We very carefully track and manage the performance impact our agent and instrumentation generate. In a future blog, we’ll take a deep dive into the actual costs of instrumentation and show how we keep them at a minimum.

For the inclined reader: A real code excerpt from the Instana Agent

A very common instrumentation use case is to intercept calls to servlets and process their data.

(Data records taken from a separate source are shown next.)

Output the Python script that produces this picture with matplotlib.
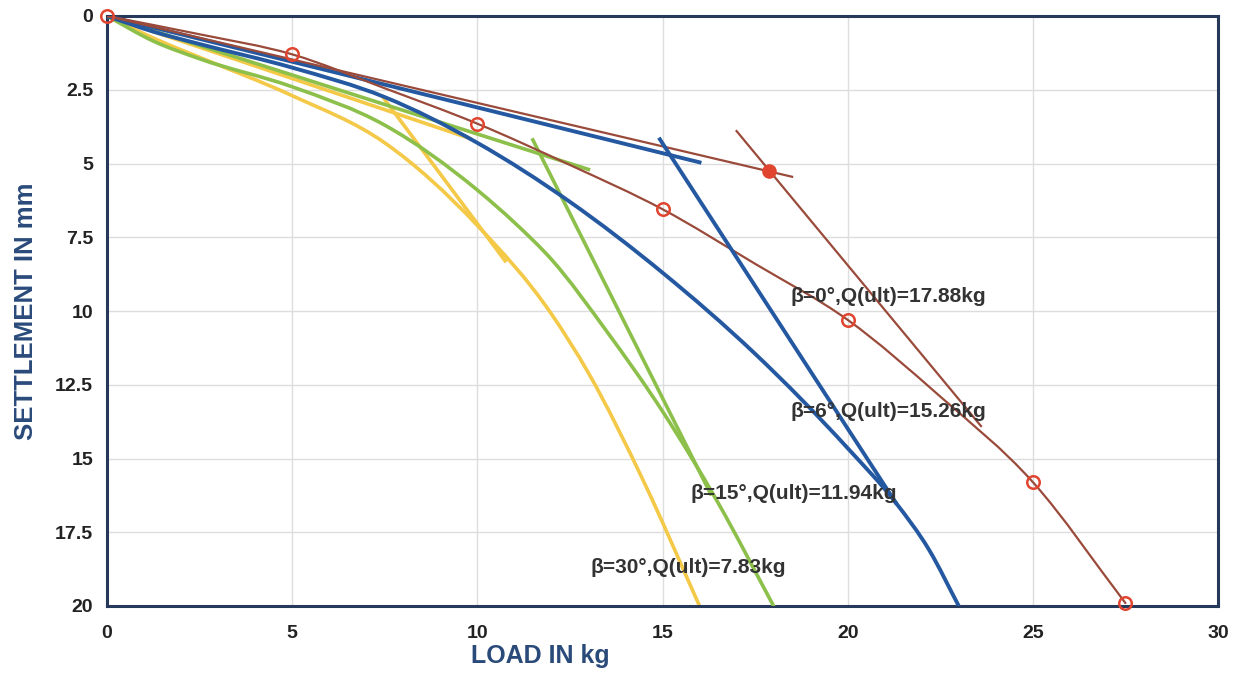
import matplotlib
matplotlib.use("Agg")
import matplotlib.pyplot as plt
from matplotlib.path import Path
from matplotlib.patches import PathPatch

# ---------------- data ----------------
# beta = 0 deg (brown) test points
b0_load = [0, 5, 10, 15, 20, 25, 27.5]
b0_settle = [0, 1.3, 3.65, 6.55, 10.3, 15.8, 19.9]
b0_curve_x = [0, 2.5, 5, 7.5, 10, 12.5, 15, 17.5, 20, 22.5, 25, 27.5]
b0_curve_y = [0, 0.62, 1.3, 2.45, 3.65, 5.05, 6.55, 8.4, 10.3, 12.9, 15.8, 19.9]
b0_t1_x, b0_t1_y = [0, 18.5], [0, 5.45]
b0_t2_x, b0_t2_y = [17.0, 23.6], [3.9, 13.9]
b0_ult = (17.88, 5.27)

# beta = 6 deg (blue)
b6_x = [0, 1.25, 2.5, 5, 7.5, 10, 12.5, 15, 17.5, 20, 21.3, 22.2, 23]
b6_y = [0, 0.53, 0.95, 1.75, 2.75, 4.3, 6.3, 8.7, 11.45, 14.65, 16.5, 18.1, 20]
b6_t1_x, b6_t1_y = [0, 16.0], [0, 4.96]
b6_t2_x, b6_t2_y = [14.93, 21.3], [4.18, 16.5]

# beta = 15 deg (green)
b15_x = [0, 1.25, 2.5, 5, 7.5, 10, 11, 12, 13.5, 15, 16.5, 18]
b15_y = [0, 0.85, 1.45, 2.4, 3.7, 5.9, 7.0, 8.25, 10.7, 13.4, 16.5, 20]
b15_t1_x, b15_t1_y = [0, 13.0], [0, 5.2]
b15_t2_x, b15_t2_y = [11.5, 16.3], [4.2, 16.2]

# beta = 30 deg (yellow)
b30_x = [0, 1.25, 2.5, 5, 7.5, 10, 12, 13, 14.5, 16]
b30_y = [0, 0.75, 1.4, 2.7, 4.3, 7.1, 10.1, 12.1, 15.8, 20]
b30_t1_x, b30_t1_y = [0, 9.8], [0, 4.15]
b30_t2_x, b30_t2_y = [7.45, 10.75], [2.75, 8.3]

labels = ["β=0°,Q(ult)=17.88kg", "β=6°,Q(ult)=15.26kg",
          "β=15°,Q(ult)=11.94kg", "β=30°,Q(ult)=7.83kg"]
label_x = [18.45, 18.45, 15.75, 13.05]
label_y = [9.5, 13.4, 16.2, 18.7]

x_ticks = [0, 5, 10, 15, 20, 25, 30]
y_ticks = [0, 2.5, 5, 7.5, 10, 12.5, 15, 17.5, 20]
y_tick_labels = ["0", "2.5", "5", "7.5", "10", "12.5", "15", "17.5", "20"]

# ---------------- styles ----------------
BROWN = "#9a4a3a"
RED = "#e0452f"
BLUE = "#2458a0"
GREEN = "#8cc04a"
YELLOW = "#f4c948"
NAVY = "#26395a"
LABEL_BLUE = "#2a4a7a"

plt.rcParams['font.family'] = ['Liberation Sans', 'DejaVu Sans']

fig = plt.figure(figsize=(12.37, 6.77), dpi=100)
ax = fig.add_axes([107/1237, 1 - 606/677, (1218-107)/1237, (606-16)/677])


def smooth_curve(ax, xs, ys, **kw):
    """Draw a smooth cubic (Hermite-as-Bezier) path through the given points."""
    n = len(xs)
    h = [xs[i + 1] - xs[i] for i in range(n - 1)]
    d = [(ys[i + 1] - ys[i]) / h[i] for i in range(n - 1)]
    m = [d[0]]
    for i in range(1, n - 1):
        m.append((h[i - 1] * d[i] + h[i] * d[i - 1]) / (h[i - 1] + h[i]))
    m.append(d[-1])
    verts = [(xs[0], ys[0])]
    codes = [Path.MOVETO]
    for i in range(n - 1):
        c1 = (xs[i] + h[i] / 3.0, ys[i] + m[i] * h[i] / 3.0)
        c2 = (xs[i + 1] - h[i] / 3.0, ys[i + 1] - m[i + 1] * h[i] / 3.0)
        verts += [c1, c2, (xs[i + 1], ys[i + 1])]
        codes += [Path.CURVE4] * 3
    patch = PathPatch(Path(verts, codes), fill=False, capstyle='round', **kw)
    ax.add_patch(patch)


# yellow
smooth_curve(ax, b30_x, b30_y, edgecolor=YELLOW, lw=2.6, zorder=2)
ax.plot(b30_t1_x, b30_t1_y, color=YELLOW, lw=2.6, zorder=2)
ax.plot(b30_t2_x, b30_t2_y, color=YELLOW, lw=2.6, zorder=2)
# green
smooth_curve(ax, b15_x, b15_y, edgecolor=GREEN, lw=2.6, zorder=3)
ax.plot(b15_t1_x, b15_t1_y, color=GREEN, lw=2.6, zorder=3)
ax.plot(b15_t2_x, b15_t2_y, color=GREEN, lw=2.6, zorder=3)
# blue
smooth_curve(ax, b6_x, b6_y, edgecolor=BLUE, lw=2.8, zorder=4)
ax.plot(b6_t1_x, b6_t1_y, color=BLUE, lw=2.8, zorder=4)
ax.plot(b6_t2_x, b6_t2_y, color=BLUE, lw=2.8, zorder=5)
# brown
smooth_curve(ax, b0_curve_x, b0_curve_y, edgecolor=BROWN, lw=1.6, zorder=4)
ax.plot(b0_t1_x, b0_t1_y, color=BROWN, lw=1.6, zorder=4)
ax.plot(b0_t2_x, b0_t2_y, color=BROWN, lw=1.6, zorder=4)
ax.plot(b0_load, b0_settle, linestyle='none', marker='o', ms=9,
        mfc='none', mec=RED, mew=1.8, zorder=6, clip_on=False)
ax.plot([b0_ult[0]], [b0_ult[1]], linestyle='none', marker='o', ms=9,
        mfc=RED, mec=RED, mew=1.5, zorder=6)

for t, tx, ty in zip(labels, label_x, label_y):
    ax.text(tx, ty, t, fontsize=15, fontweight='bold', color='#333333',
            va='center', ha='left', zorder=7)

ax.set_xlim(0, 30)
ax.set_ylim(20, 0)
ax.set_xticks(x_ticks)
ax.set_yticks(y_ticks)
ax.set_yticklabels(y_tick_labels)
ax.grid(True, color='#dddddd', lw=1.0)
ax.set_axisbelow(True)
for s in ax.spines.values():
    s.set_color(NAVY)
    s.set_linewidth(2.2)
ax.tick_params(axis='x', length=0, pad=14, labelsize=14, labelcolor='#222222')
ax.tick_params(axis='y', length=0, pad=10, labelsize=14, labelcolor='#222222')
for lab in ax.get_xticklabels() + ax.get_yticklabels():
    lab.set_fontweight('bold')

ax.set_xlabel("LOAD IN kg", fontsize=18, fontweight='bold', color=LABEL_BLUE)
ax.xaxis.set_label_coords(0.39, -0.065)
ax.set_ylabel("SETTLEMENT IN mm", fontsize=18.5, fontweight='bold', color=LABEL_BLUE)
ax.yaxis.set_label_coords(-0.062, 0.5)

fig.savefig("out.png", dpi=100)
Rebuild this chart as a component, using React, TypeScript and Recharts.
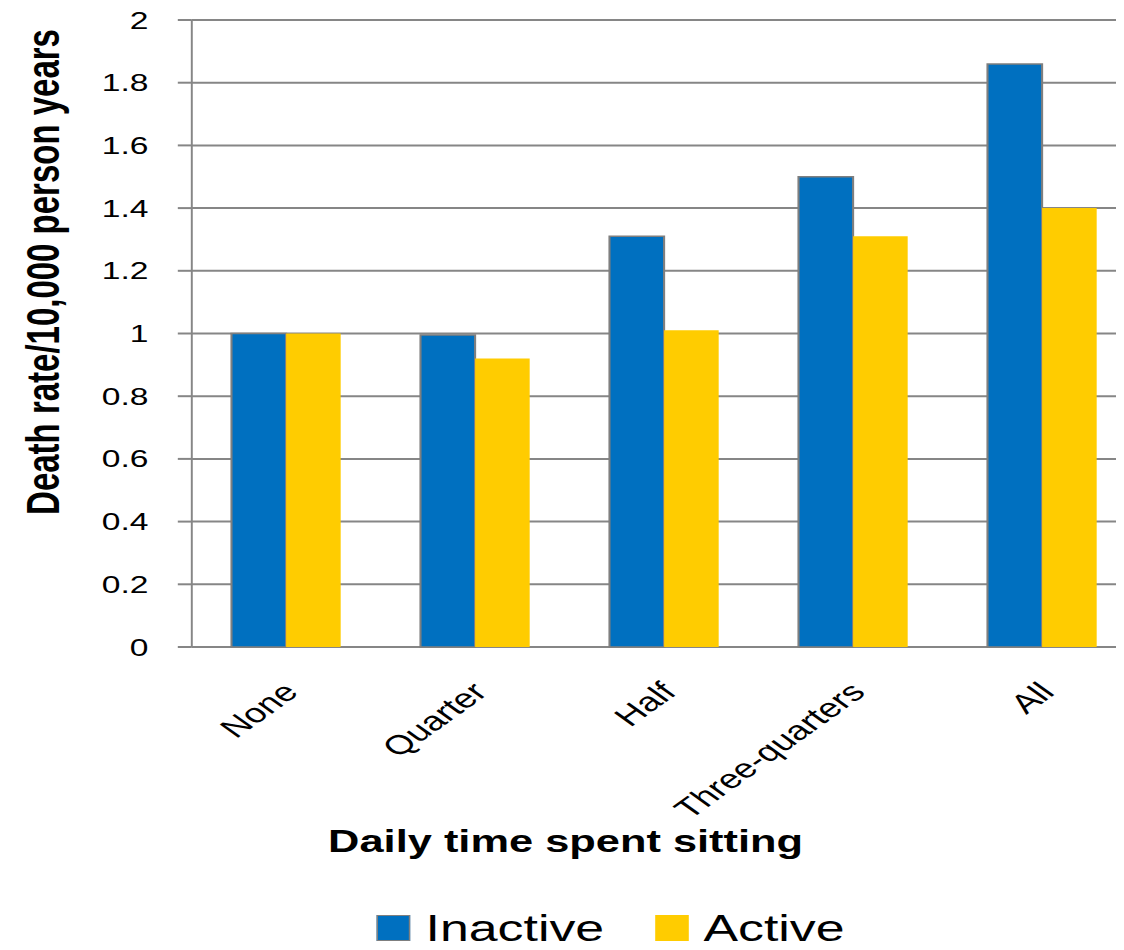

Here is a snippet from our agent code which shows how this can be done conveniently using Byte Buddy:

public class ServletInstrumentation {
 
  public AgentBuilder instrument(AgentBuilder agentBuilder) {
    return AdviceRegistry.subTypesOf(HttpServlet.class)
        .advice((method) -> {
            ParameterList<InDefinedShape> parameters = method.getParameters();
            return method.getInternalName().equals("service") 
                && parameters.size() == 2
                && parameters.get(0).getType().isAssignableTo(HttpServletRequest.class)
                && parameters.get(1).getType().isAssignableTo(HttpServletResponse.class);
        }, ServletAdvice.class).register(agentBuilder);
  }
 
  private static class ServletAdvice {
    @Advice.OnMethodEnter
    private static void enter(@Advice.Argument(0) HttpServletRequest request, @Tag int tag) {
      String method = request.getMethod();
      String requestUri = request.getRequestURI();
      String traceId = request.getHeader(TracingHeaders.TRACE_ID);
      Callbacks.find(ServletInstrumentation.class).call(1, method, requestUri, traceId);
    }
 
    @Advice.OnMethodExit
    private static void exit(@Advice.Argument(1) HttpServletResponse response) {
      Callbacks.find(ServletInstrumentation.class).call(2, response);
    }
  }
}

 
As you can see, the code is very straightforward:
All sub-types of HttpServlet are scanned and if a method called service with the two expected parameters is found, the advice is applied.
The advice methods for enter and exit have access to parameters to read / write to, and can easily call out to other agent code for bookkeeping.
Since the instrumentation code is in source form, it can be compiled ahead of time and thus any run-time problems with types and variables can be avoided.